---- Input data

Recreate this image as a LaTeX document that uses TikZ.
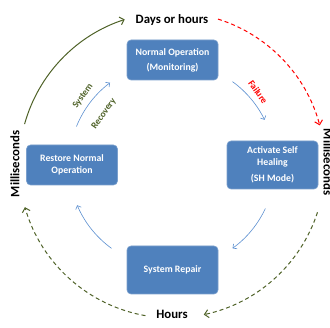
\documentclass[tikz,border=0pt]{standalone}
\usepackage{fontspec}
\setmainfont{Carlito}
\usetikzlibrary{arrows.meta,calc}
\definecolor{boxblue}{HTML}{4F81BD}
\definecolor{boxedge}{HTML}{7BA0CD}
\definecolor{arrowblue}{HTML}{5B8FD0}
\definecolor{olive}{HTML}{4F6228}
\tikzset{
  procbox/.style={rectangle, rounded corners=4pt, fill=boxblue, draw=boxedge, line width=0.6pt,
    text=white, font=\bfseries\fontsize{9.8}{12}\selectfont, align=center,
    minimum width=91pt, inner sep=2pt},
  inarc/.style={draw=arrowblue, line width=0.6pt, -{Straight Barb[length=3pt,width=6pt,line width=0.6pt]}},
  outlabel/.style={font=\bfseries\fontsize{12.8}{15}\selectfont, text=black},
  arclabel/.style={font=\bfseries\fontsize{9.4}{11}\selectfont},
  greensolid/.style={draw=olive, line width=1pt, -{Straight Barb[length=4pt,width=8pt,line width=1pt]}},
  greendash/.style={draw=olive, line width=1pt, dash pattern=on 4pt off 3pt, -{Straight Barb[length=4pt,width=8pt,line width=1pt]}},
  reddash/.style={draw=red, line width=1pt, dash pattern=on 4pt off 3pt, -{Straight Barb[length=4pt,width=8pt,line width=1pt]}}
}
\begin{document}
\begin{tikzpicture}[x=1pt,y=1pt]
\useasboundingbox (0,0) rectangle (330,328);
\coordinate (C) at (172,163);
% boxes
\node[procbox, minimum height=40pt] (normal) at (172.5,268) {Normal Operation\\[3pt](Monitoring)};
\node[procbox, minimum height=40pt] (restore) at (72,163) {Restore Normal\\Operation};
\node[procbox, minimum height=48pt] (activate) at (272.5,163) {Activate Self\\Healing\\[4pt](SH Mode)};
\node[procbox, minimum height=48pt] (repair) at (172.5,58) {System Repair};
% outer labels
\node[outlabel] (days) at (172,308) {Days or hours};
\node[outlabel] (hours) at (172,14) {Hours};
\node[outlabel, rotate=90] (msl) at (15,164) {Milliseconds};
\node[outlabel, rotate=-90] (msr) at (328,166) {Milliseconds};
% inner arcs
\coordinate (i1) at ($(C)+(54:103)$);
\coordinate (i2) at ($(C)+(-25:103)$);
\coordinate (i3) at ($(C)+(-126:103)$);
\coordinate (i4) at ($(C)+(158:103)$);
\draw[inarc] (i1) arc[start angle=54, end angle=26, radius=103];
\draw[inarc] (i2) arc[start angle=-25, end angle=-54, radius=103];
\draw[inarc] (i3) arc[start angle=234, end angle=203, radius=103];
\draw[inarc] (i4) arc[start angle=158, end angle=127, radius=103];
% outer arcs
\coordinate (o1) at ($(C)+(164.5:153)$);
\coordinate (o2) at ($(C)+(72.5:153)$);
\coordinate (o3) at ($(C)+(-18:153)$);
\coordinate (o4) at ($(C)+(260:153)$);
\draw[greensolid] (o1) arc[start angle=164.5, end angle=108, radius=153];
\draw[reddash] (o2) arc[start angle=72.5, end angle=15, radius=153];
\draw[greendash] (o3) arc[start angle=-18, end angle=-78, radius=153];
\draw[greendash] (o4) arc[start angle=260, end angle=196, radius=153];
% arc labels
\node[arclabel, text=olive, rotate=55] (sys) at (83,232) {System};
\node[arclabel, text=olive, rotate=55] (rec) at (104,214) {Recovery};
\node[arclabel, text=red, rotate=-55] (fail) at (258,236) {Failure};
\end{tikzpicture}
\end{document}
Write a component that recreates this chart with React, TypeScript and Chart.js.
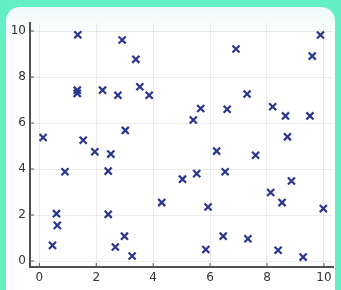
import React, { useEffect, useRef } from "react";
import { Chart, registerables } from "chart.js";

Chart.register(...registerables);

const xValues = [0.13, 0.46, 0.60, 0.63, 0.90, 1.35, 1.33, 1.33, 1.54, 1.95, 2.22, 2.42, 2.51, 2.42, 2.67, 2.76, 2.91, 3.02, 2.99, 3.26, 3.39, 3.53, 3.86, 4.30, 5.03, 5.41, 5.53, 5.67, 5.85, 5.93, 6.23, 6.46, 6.53, 6.60, 6.91, 7.30, 7.33, 7.60, 8.13, 8.20, 8.39, 8.53, 8.65, 8.72, 8.86, 9.27, 9.51, 9.59, 9.88, 9.98];
const yValues = [5.37, 0.68, 2.06, 1.55, 3.88, 9.84, 7.43, 7.29, 5.25, 4.75, 7.43, 3.91, 4.65, 2.03, 0.61, 7.21, 9.61, 5.68, 1.08, 0.22, 8.77, 7.58, 7.21, 2.54, 3.56, 6.13, 3.80, 6.63, 0.50, 2.35, 4.78, 1.08, 3.88, 6.60, 9.22, 7.26, 0.97, 4.60, 2.98, 6.71, 0.47, 2.54, 6.31, 5.40, 3.48, 0.17, 6.31, 8.91, 9.83, 2.28];
const tickValues = [0, 2, 4, 6, 8, 10];

const innerTicks = {
  id: "innerTicks",
  afterDatasetsDraw(chart: any) {
    const { ctx, chartArea, scales } = chart;
    ctx.save();
    ctx.strokeStyle = "#555";
    ctx.lineWidth = 1;
    tickValues.forEach((v) => {
      const x = scales.x.getPixelForValue(v);
      ctx.beginPath();
      ctx.moveTo(x, chartArea.bottom);
      ctx.lineTo(x, chartArea.bottom - 4);
      ctx.stroke();
      const y = scales.y.getPixelForValue(v);
      ctx.beginPath();
      ctx.moveTo(chartArea.left, y);
      ctx.lineTo(chartArea.left + 4, y);
      ctx.stroke();
    });
    ctx.restore();
  },
};

export default function App() {
  const ref = useRef<HTMLCanvasElement>(null);
  useEffect(() => {
    document.body.style.margin = "0";
    const data = xValues.map((x, i) => ({ x, y: yValues[i] }));
    const chart = new Chart(ref.current!, {
      type: "scatter",
      data: {
        datasets: [
          {
            data,
            pointStyle: "crossRot",
            pointRadius: 5,
            pointBorderWidth: 2.2,
            borderColor: "#2a3590",
            backgroundColor: "#2a3590",
          },
        ],
      },
      options: {
        animation: false,
        responsive: false,
        devicePixelRatio: 1,
        layout: { padding: { left: 0, right: 8, top: 23, bottom: 0 } },
        plugins: { legend: { display: false }, tooltip: { enabled: false } },
        scales: {
          x: {
            type: "linear",
            min: -0.33,
            max: 10.32,
            afterBuildTicks: (s: any) => {
              s.ticks = tickValues.map((v) => ({ value: v }));
            },
            afterFit: (s: any) => {
              s.height = 23;
            },
            grid: { color: "rgba(0,0,0,0.08)", drawTicks: false },
            border: { color: "#505050", width: 2 },
            ticks: {
              padding: 4,
              color: "#333",
              font: { family: "DejaVu Sans", size: 12 },
              maxRotation: 0,
            },
          },
          y: {
            type: "linear",
            min: -0.26,
            max: 10.35,
            afterBuildTicks: (s: any) => {
              s.ticks = tickValues.map((v) => ({ value: v }));
            },
            afterFit: (s: any) => {
              s.width = 30;
            },
            grid: { color: "rgba(0,0,0,0.08)", drawTicks: false },
            border: { color: "#505050", width: 2 },
            ticks: {
              padding: 4,
              color: "#333",
              font: { family: "DejaVu Sans", size: 12 },
            },
          },
        },
      },
      plugins: [innerTicks],
    });
    return () => chart.destroy();
  }, []);

  return (
    <div style={{ position: "fixed", left: 0, top: 0, width: 341, height: 290, background: "#62efc3", overflow: "hidden" }}>
      <div
        style={{
          position: "absolute",
          left: 6,
          top: 7,
          width: 329,
          height: 310,
          borderRadius: 14,
          background: "linear-gradient(#eefaf8 0px, #ffffff 30px)",
        }}
      />
      <canvas ref={ref} width={341} height={290} style={{ position: "absolute", left: 0, top: 0, width: 341, height: 290 }} />
    </div>
  );
}
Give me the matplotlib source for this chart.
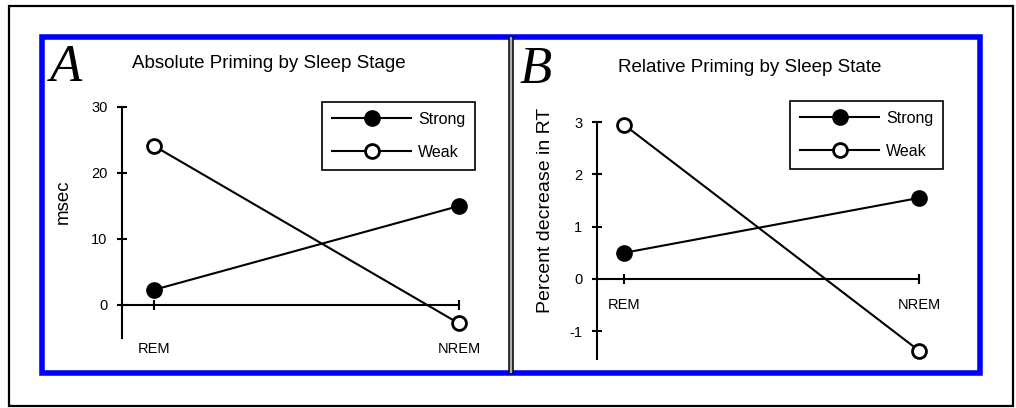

--------

§ Exercise objective:
Among the records above, find each line holding the string "that" and pull it out.

§ Solution to this exercise:
Recreate this image as a LaTeX document that uses TikZ.
Write a component that recreates this chart with React, TypeScript and Chart.js.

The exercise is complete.